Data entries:
┌────────

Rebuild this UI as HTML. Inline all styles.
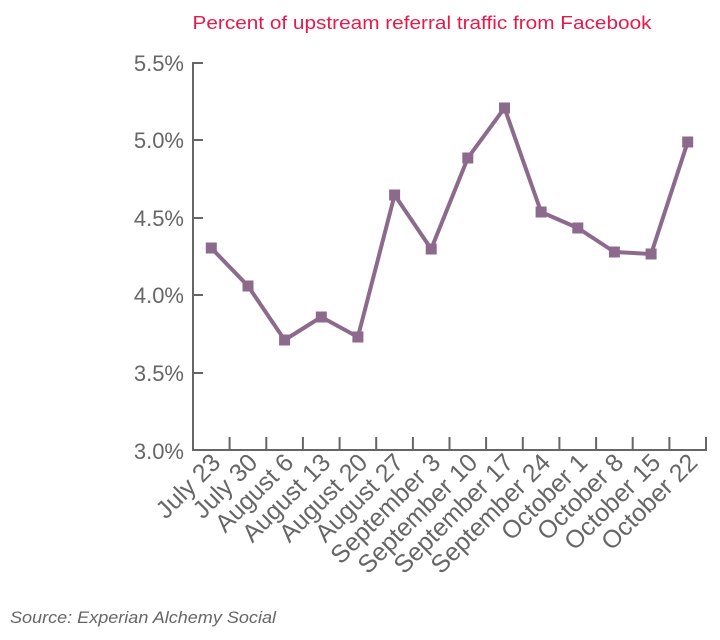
<!DOCTYPE html>
<html><head><meta charset="utf-8"><style>
html,body{margin:0;padding:0;background:#fff;}
svg{display:block;font-family:"Liberation Sans",sans-serif;}
</style></head><body>
<svg width="720" height="640" viewBox="0 0 720 640">
<text x="422" y="29" text-anchor="middle" font-size="18" fill="#e8194a" textLength="459" lengthAdjust="spacingAndGlyphs">Percent of upstream referral traffic from Facebook</text>
<g stroke="#666" stroke-width="2" fill="none">
<path d="M203 63 H193 V450 H706 V437"/>
<path d="M193 140 H203 M193 218 H203 M193 295 H203 M193 373 H203"/>
<path d="M229.6 450 V437 M266.3 450 V437 M302.9 450 V437 M339.6 450 V437 M376.2 450 V437 M412.9 450 V437 M449.5 450 V437 M486.1 450 V437 M522.8 450 V437 M559.4 450 V437 M596.1 450 V437 M632.7 450 V437 M669.4 450 V437"/>
</g>
<g font-size="22" fill="#666" text-anchor="end">
<text x="184" y="71">5.5%</text>
<text x="184" y="148">5.0%</text>
<text x="184" y="226">4.5%</text>
<text x="184" y="303">4.0%</text>
<text x="184" y="381">3.5%</text>
<text x="184" y="459">3.0%</text>
</g>
<g font-size="25" fill="#666" text-anchor="end">
<text transform="translate(222,464) rotate(-45)">July 23</text>
<text transform="translate(259,464) rotate(-45)">July 30</text>
<text transform="translate(295,464) rotate(-45)">August 6</text>
<text transform="translate(332,464) rotate(-45)">August 13</text>
<text transform="translate(369,464) rotate(-45)">August 20</text>
<text transform="translate(405,464) rotate(-45)">August 27</text>
<text transform="translate(442,464) rotate(-45)">September 3</text>
<text transform="translate(479,464) rotate(-45)">September 10</text>
<text transform="translate(515,464) rotate(-45)">September 17</text>
<text transform="translate(552,464) rotate(-45)">September 24</text>
<text transform="translate(589,464) rotate(-45)">October 1</text>
<text transform="translate(625,464) rotate(-45)">October 8</text>
<text transform="translate(662,464) rotate(-45)">October 15</text>
<text transform="translate(699,464) rotate(-45)">October 22</text>
</g>
<polyline fill="none" stroke="#8c6a8c" stroke-width="4" stroke-linejoin="round" points="211.3,248 248,286 284.6,340 321.3,317 357.9,337 394.6,195 431.2,249 467.8,158 504.5,108 541.1,212 577.8,228 614.4,252 651.1,254 687.7,142"/>
<g fill="#8c6a8c">
<rect x="205.8" y="242.5" width="11" height="11"/>
<rect x="242.5" y="280.5" width="11" height="11"/>
<rect x="279.1" y="334.5" width="11" height="11"/>
<rect x="315.8" y="311.5" width="11" height="11"/>
<rect x="352.4" y="331.5" width="11" height="11"/>
<rect x="389.1" y="189.5" width="11" height="11"/>
<rect x="425.7" y="243.5" width="11" height="11"/>
<rect x="462.3" y="152.5" width="11" height="11"/>
<rect x="499" y="102.5" width="11" height="11"/>
<rect x="535.6" y="206.5" width="11" height="11"/>
<rect x="572.3" y="222.5" width="11" height="11"/>
<rect x="608.9" y="246.5" width="11" height="11"/>
<rect x="645.6" y="248.5" width="11" height="11"/>
<rect x="682.2" y="136.5" width="11" height="11"/>
</g>
<text x="10" y="623" font-size="17" font-style="italic" fill="#666" textLength="266" lengthAdjust="spacingAndGlyphs">Source: Experian Alchemy Social</text>
</svg>
</body></html>
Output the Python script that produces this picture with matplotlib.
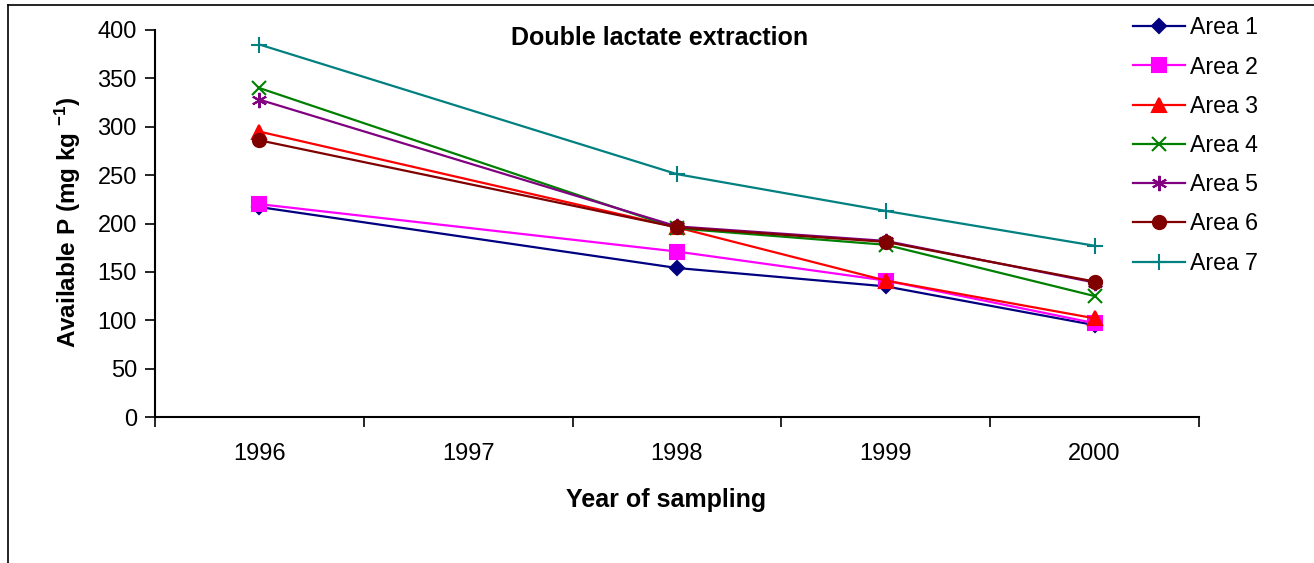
import numpy as np
import matplotlib
matplotlib.use('Agg')
import matplotlib.pyplot as plt
from matplotlib.lines import Line2D

plt.rcParams['font.family'] = ['Liberation Sans', 'DejaVu Sans']
plt.rcParams['mathtext.fontset'] = 'custom'
plt.rcParams['mathtext.rm'] = 'Liberation Sans:bold'
plt.rcParams['mathtext.default'] = 'regular'

# data
categories = ['1996', '1997', '1998', '1999', '2000']
years = ['1996', '1998', '1999', '2000']
area1 = [217, 154, 135, 95]
area2 = [220, 171, 141, 97]
area3 = [295, 196, 141, 102]
area4 = [340, 195, 178, 125]
area5 = [328, 197, 182, 139]
area6 = [286, 196, 181, 140]
area7 = [385, 251, 213, 177]
labels = ['Area 1', 'Area 2', 'Area 3', 'Area 4', 'Area 5', 'Area 6', 'Area 7']

series = [area1, area2, area3, area4, area5, area6, area7]
colors = ['#000080', '#FF00FF', '#FF0000', '#008000', '#800080', '#800000', '#008080']
markers = ['D', 's', '^', 'x', (6, 2, 0), 'o', '+']
msizes = [7.5, 9.5, 9.5, 10, 11, 9.5, 12]

W, H = 1314, 563
fig = plt.figure(figsize=(W / 100, H / 100), dpi=100)
ax = fig.add_axes([155 / W, 1 - 417 / H, (1199 - 155) / W, (417 - 30) / H])

xpos = [categories.index(y) for y in years]
for vals, c, m, ms, lab in zip(series, colors, markers, msizes, labels):
    ax.plot(xpos, vals, color=c, marker=m, markersize=ms, lw=1.6,
            markeredgewidth=1.5, label=lab)

ax.set_xlim(-0.5, len(categories) - 0.5)
ax.set_ylim(0, 400)
ax.set_yticks(np.arange(0, 401, 50))
ax.set_xticks(np.arange(-0.5, len(categories), 1.0))
ax.set_xticklabels([])
ax.set_xticks(np.arange(len(categories)), minor=True)
ax.set_xticklabels(categories, minor=True)
ax.tick_params(axis='x', which='minor', length=0, pad=19, labelsize=17)
ax.tick_params(axis='x', which='major', length=7, width=1.2, direction='out')
ax.tick_params(axis='y', length=7, width=1.2, direction='out', pad=6, labelsize=17)
for s in ['top', 'right']:
    ax.spines[s].set_visible(False)
for s in ['left', 'bottom']:
    ax.spines[s].set_linewidth(1.5)

fig.text(660 / W, 1 - 38 / H, 'Double lactate extraction', fontsize=18,
         fontweight='bold', ha='center', va='center')
fig.text(666 / W, 1 - 500 / H, 'Year of sampling', fontsize=18,
         fontweight='bold', ha='center', va='center')
fig.text(68 / W, 1 - 222 / H, r'Available P (mg kg $^{-1}$)', fontsize=17.5,
         fontweight='bold', rotation=90, ha='center', va='center')

fig.legend(loc='upper left', bbox_to_anchor=(1124 / W, 1 - 7 / H), frameon=False,
           fontsize=16.7, handlelength=2.24, handletextpad=0.22, labelspacing=0.70,
           borderaxespad=0)

# outer chart frame (cropped on the right and bottom)
fig.add_artist(Line2D([8 / W, 8 / W], [0, 1 - 5 / H], color='black', lw=1.2))
fig.add_artist(Line2D([8 / W, 1], [1 - 5 / H, 1 - 5 / H], color='black', lw=1.2))

fig.savefig('out.png', dpi=100)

└────────

** What you need to do **
Copy word for word every line from the one with "Output the Python" through the one with "plt.rcParams['mathtext.default'] = 'regular'", including both. No pictures belong in the copy.

** Written response **
Output the Python script that produces this picture with matplotlib.
import numpy as np
import matplotlib
matplotlib.use('Agg')
import matplotlib.pyplot as plt
from matplotlib.lines import Line2D

plt.rcParams['font.family'] = ['Liberation Sans', 'DejaVu Sans']
plt.rcParams['mathtext.fontset'] = 'custom'
plt.rcParams['mathtext.rm'] = 'Liberation Sans:bold'
plt.rcParams['mathtext.default'] = 'regular'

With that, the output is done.